Only I get to cross those lines.

Today its one day later. The usual suspects have come out of hiding, to trot out the same old lame excuses as to why nothing can be done.

But never, did I think the purveyors of them would try to lay them on the S.O.’s doorstep. Yet, in yet one more tribute to how low the American experience has sunk, they did.

It all started when the S.O. made a heartfelt post. It was an unusual one for her because she never posts ANYTHING about politics and current events. Ever. If you want to relax, go to her FB timeline. Its full of pottery, flowers, scenery, and destinations visited. She doesn’t even comment on Japanese events that much. ( But trust me, she still follows events in the home country quite closely).

But after the carnage of last night, she felt compelled to speak out, albeit mildly, asking the same question the rest of the world asks every day about the US.

I’m Japanese who is living in Germany now.
Gun is {are} illegal in those countries, only licensed or registered people can own guns, they’re very few people.

I want America to change their law for guns ASAP. I know it’s been long discussion and not easy issue, but it should be changed in order not to repeat same tragedy by guns again and again.
何度も繰り返される銃による悲劇、アメリカよ、もういい加減に目覚めて欲しい、同じ様な悲劇を繰り返さない様に!

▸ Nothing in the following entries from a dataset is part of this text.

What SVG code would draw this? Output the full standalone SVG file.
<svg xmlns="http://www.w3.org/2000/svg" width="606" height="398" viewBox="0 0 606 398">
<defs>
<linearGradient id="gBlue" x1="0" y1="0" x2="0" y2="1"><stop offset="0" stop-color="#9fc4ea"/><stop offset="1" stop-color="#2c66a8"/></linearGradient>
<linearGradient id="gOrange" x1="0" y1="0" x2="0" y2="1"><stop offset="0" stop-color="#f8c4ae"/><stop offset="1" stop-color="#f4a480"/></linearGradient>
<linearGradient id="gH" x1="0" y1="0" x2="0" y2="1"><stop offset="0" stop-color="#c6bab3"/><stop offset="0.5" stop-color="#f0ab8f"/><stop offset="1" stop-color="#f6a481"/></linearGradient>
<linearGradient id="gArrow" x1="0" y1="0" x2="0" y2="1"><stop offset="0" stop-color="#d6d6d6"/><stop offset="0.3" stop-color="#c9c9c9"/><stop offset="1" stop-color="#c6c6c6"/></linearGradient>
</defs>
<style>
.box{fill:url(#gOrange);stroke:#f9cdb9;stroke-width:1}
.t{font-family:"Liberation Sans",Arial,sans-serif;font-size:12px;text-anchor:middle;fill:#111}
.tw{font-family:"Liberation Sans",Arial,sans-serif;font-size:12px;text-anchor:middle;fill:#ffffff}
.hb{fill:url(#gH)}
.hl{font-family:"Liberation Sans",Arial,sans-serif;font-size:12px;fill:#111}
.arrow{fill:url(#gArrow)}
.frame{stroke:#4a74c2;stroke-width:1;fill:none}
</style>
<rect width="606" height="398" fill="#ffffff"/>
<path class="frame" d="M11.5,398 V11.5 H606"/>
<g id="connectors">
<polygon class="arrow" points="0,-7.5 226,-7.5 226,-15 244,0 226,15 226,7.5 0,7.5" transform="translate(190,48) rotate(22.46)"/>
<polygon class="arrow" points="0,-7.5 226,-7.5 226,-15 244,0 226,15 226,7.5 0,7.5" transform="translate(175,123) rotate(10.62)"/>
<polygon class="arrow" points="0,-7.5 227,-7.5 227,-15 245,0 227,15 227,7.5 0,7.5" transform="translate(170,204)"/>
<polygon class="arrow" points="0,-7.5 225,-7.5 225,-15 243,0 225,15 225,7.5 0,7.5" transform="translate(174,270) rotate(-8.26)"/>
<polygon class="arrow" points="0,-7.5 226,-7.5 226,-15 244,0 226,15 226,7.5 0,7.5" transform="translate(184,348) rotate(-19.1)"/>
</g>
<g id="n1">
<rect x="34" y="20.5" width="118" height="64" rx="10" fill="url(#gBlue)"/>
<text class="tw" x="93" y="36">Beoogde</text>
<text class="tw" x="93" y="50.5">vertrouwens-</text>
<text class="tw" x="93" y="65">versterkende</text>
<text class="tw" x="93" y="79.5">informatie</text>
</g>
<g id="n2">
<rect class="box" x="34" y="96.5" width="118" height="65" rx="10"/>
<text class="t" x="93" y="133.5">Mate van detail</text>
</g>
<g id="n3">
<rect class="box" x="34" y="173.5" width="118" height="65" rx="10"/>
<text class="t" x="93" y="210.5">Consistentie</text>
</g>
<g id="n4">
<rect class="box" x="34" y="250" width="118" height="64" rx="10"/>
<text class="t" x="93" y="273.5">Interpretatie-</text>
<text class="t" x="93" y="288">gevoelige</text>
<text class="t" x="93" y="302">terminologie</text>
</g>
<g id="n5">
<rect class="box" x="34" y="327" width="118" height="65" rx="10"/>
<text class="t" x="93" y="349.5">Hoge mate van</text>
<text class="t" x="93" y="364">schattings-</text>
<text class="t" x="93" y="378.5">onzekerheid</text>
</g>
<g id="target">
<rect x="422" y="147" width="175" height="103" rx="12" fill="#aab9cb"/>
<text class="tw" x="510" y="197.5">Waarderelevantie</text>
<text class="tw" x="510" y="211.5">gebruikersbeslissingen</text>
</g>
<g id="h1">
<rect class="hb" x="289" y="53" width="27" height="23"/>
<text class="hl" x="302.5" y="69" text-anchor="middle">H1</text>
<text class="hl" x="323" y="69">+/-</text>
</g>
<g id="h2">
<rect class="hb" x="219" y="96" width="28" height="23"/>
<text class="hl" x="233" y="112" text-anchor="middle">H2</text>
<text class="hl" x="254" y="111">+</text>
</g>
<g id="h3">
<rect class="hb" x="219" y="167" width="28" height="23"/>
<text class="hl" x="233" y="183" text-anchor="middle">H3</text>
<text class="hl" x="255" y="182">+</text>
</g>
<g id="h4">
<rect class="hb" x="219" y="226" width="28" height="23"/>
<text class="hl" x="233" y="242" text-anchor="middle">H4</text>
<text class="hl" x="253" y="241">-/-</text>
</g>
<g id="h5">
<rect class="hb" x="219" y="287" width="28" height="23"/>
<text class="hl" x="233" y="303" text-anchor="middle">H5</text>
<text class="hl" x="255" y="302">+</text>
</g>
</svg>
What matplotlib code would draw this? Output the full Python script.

Mild by American political standards, don’t you think?

Out of the woodwork on her friends’ list came all the demons of hell. In a way, it was an exposure to all the tired old arguments that we hear every time this happens. But for her, she was not ready for the ferocity of the reaction.

Nor did she understand why supposed “friends” went after her with such vigor. She is not like me. She does not like conflict, and she doesn’t like to seek out a political fight. Welcome to the party sweetheart!

Believe it or not, I don’t comment on her timeline very much. Primarily because there is little to comment on, and politics is my game- as I think you have figured out.

But one reply, in particular, flipped the switch and got me really spun up.

…..please stick to the art and travelogue. Given the tendency of governments to become tyrannies, the Second Amendment guarantees our personal freedom. Absent such guarantees, the way was paved for the corruption of Germany’

Besides the fact that it trots out the tired old arguments for the 2nd amendment, which would set me off on a normal day, what really got my dander up was the first sentence. Translated from weasel speak to English: ” Please don’t comment on things you don’t understand. I don’t want to talk about what you believe and therefore you should just be quiet”.

Really? REALLY?

Who the hell are you to tell the S.O. that she has no right to her own opinion? “They can’t do that to our pledges. Only we can do that to our pledges.”

You just crossed a big line pal. The S.O. can say what she wants, and I’ll not have you trying to act as a content editor, thank you very much.

So into the pool, I jumped.

All evidence to the contrary. if the 2nd Amendment were really a guarantee against tyranny, Trump would be back in New York bankrupting casinos. I have not seen a “well-regulated militia” rise up against that disaster. “The choice is not between order and liberty. It is between liberty with order and anarchy without either. There is danger that, if the court does not temper its doctrinaire logic with a little practical wisdom, it will convert the constitutional Bill of Rights into a suicide pact.”-Justice Robert Jackson writing in the dissent in Terminiello v. City of Chicago.

It’s nothing you haven’t heard here before-and I know I am not going to convince anyone. But it still frosts my hide that someone would have the gall, the unmitigated gall, to tell her what she can and can’t feel as an intelligent human being.

A tiny drama, on a really bad day for the world and for the country I am a citizen of and she is a permanent resident of. But nobody, tells her she can’t have honest heartfelt feelings on an issue. Nobody. She was way to nice-instead of booting your ass all across the schoolyard.

Why do I tell this story? Because I see it as endemic of why Americans won’t do something, anything, to find some consensus on an issue most Americans agree needs to change. We Americans are this way on just about every issue, but when 59 people are dead, 527 injured, and literally, a 1000 more have had their lives changed forever. It would be incomprehensible if it were not actually happening.

59 dead. 527 wounded.

One man did that. One man.

This — this right here — is the future the NRA wanted.

— Stonekettle (@Stonekettle) October 3, 2017

This is who we Americans are. The S.O., as a representative of a world that fails to understand our “exceptionalism” shouldn’t have to be a victim of it. Neither should anyone else.